PREPRINT: Frequency of testing for COVID 19 infection and the presence of higher number of available beds per country predict outcomes with the infection, not the GDP of the country – A descriptive statistical analysis

Introduction: The novel coronavirus epidemic which originated in late 2019 from China has wreaked havoc on millions across the world with illness, death and socioeconomic recession. As of now no valid treatment or preventative strategy has evolved worldwide and governments across the world have been forced to take the draconian step of social isolation in communities by enforcing lockdowns. Aim of this Study: This study aims to correlate the rates of infection with the novel coronavirus and total deaths as the primary output variable. In addition the strength of association between infection rates and total death in comparison to GDP share of the respective countries, physicians, hospital beds and rates of testing for COVID 19 infection per thousand patients, is being assessed, in a bid to develop a model which would help to develop tools to reduce the impact of this disease. Material & Methods Data relating to number of cases, severity, cases recovered and deaths worldwide and specifically for the top six countries affected was collected from the WHO COVID-19 situation report which is being updated on a daily basis till 22nd March 2020, the date of analysis. Additional data related to GDP, physician and hospital bed per 1000 patients were procured from the World Bank database. All data were collected in a file in CSV format.
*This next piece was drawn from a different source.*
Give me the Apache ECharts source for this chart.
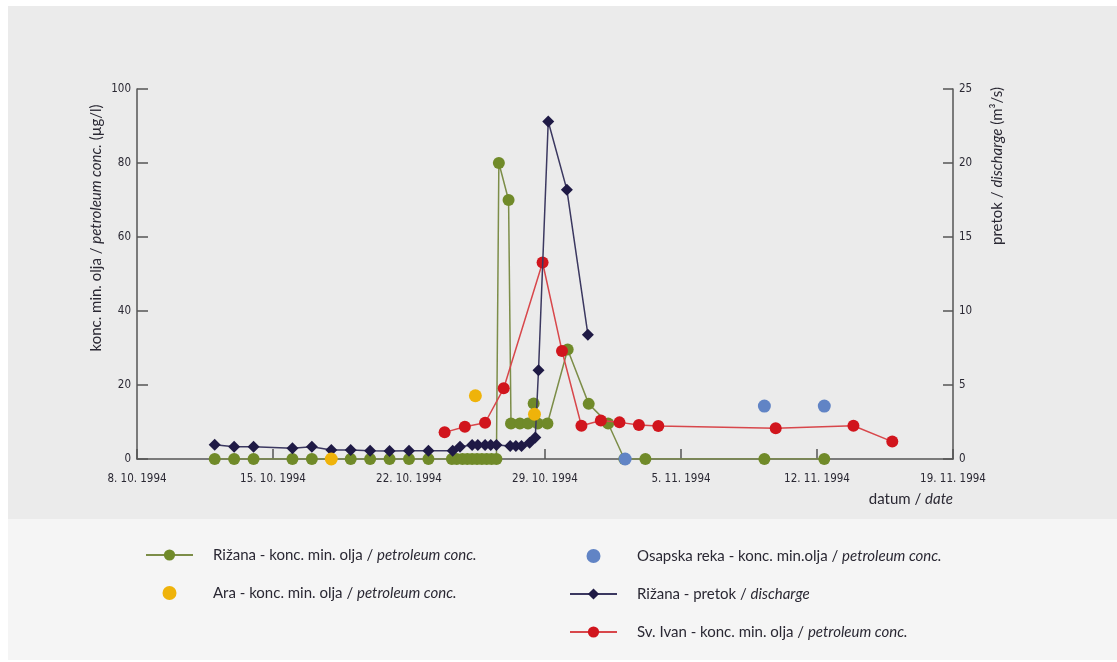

Analysis was conducted in Jupyter notebook with Python 3.8.2 software and also with XL-Stat statistical software for excel. The analytical strategy was descriptive with no inferential overtones. Results: COVID 19 infection strongly correlates with total deaths (r : 0.89), with a predicted death rate of 25 patients per 1000 affected. There was no correlation between the GDP growth of the country and number of treating physicians/1000 patient population with any COVID 19 related outcome. However there was a negative correlation between COVID 19-related deaths and the number of beds available per 1000 population [r=-0.34]. Importantly there is an inverse correlation between the number of tests conducted per million population with the rates of active infections [r=-0.12] , new cases [r=-0.38] and new deaths [r=-0.28] in COVID 19. Conclusion: This is the first study to assess parameters other than age and sex and sets out a robust dataset which indicates an increased risk of worsening outcomes with lesser number of beds and testing, suggesting that the need of the hour is to increase available bed numbers and to increase rates of testing.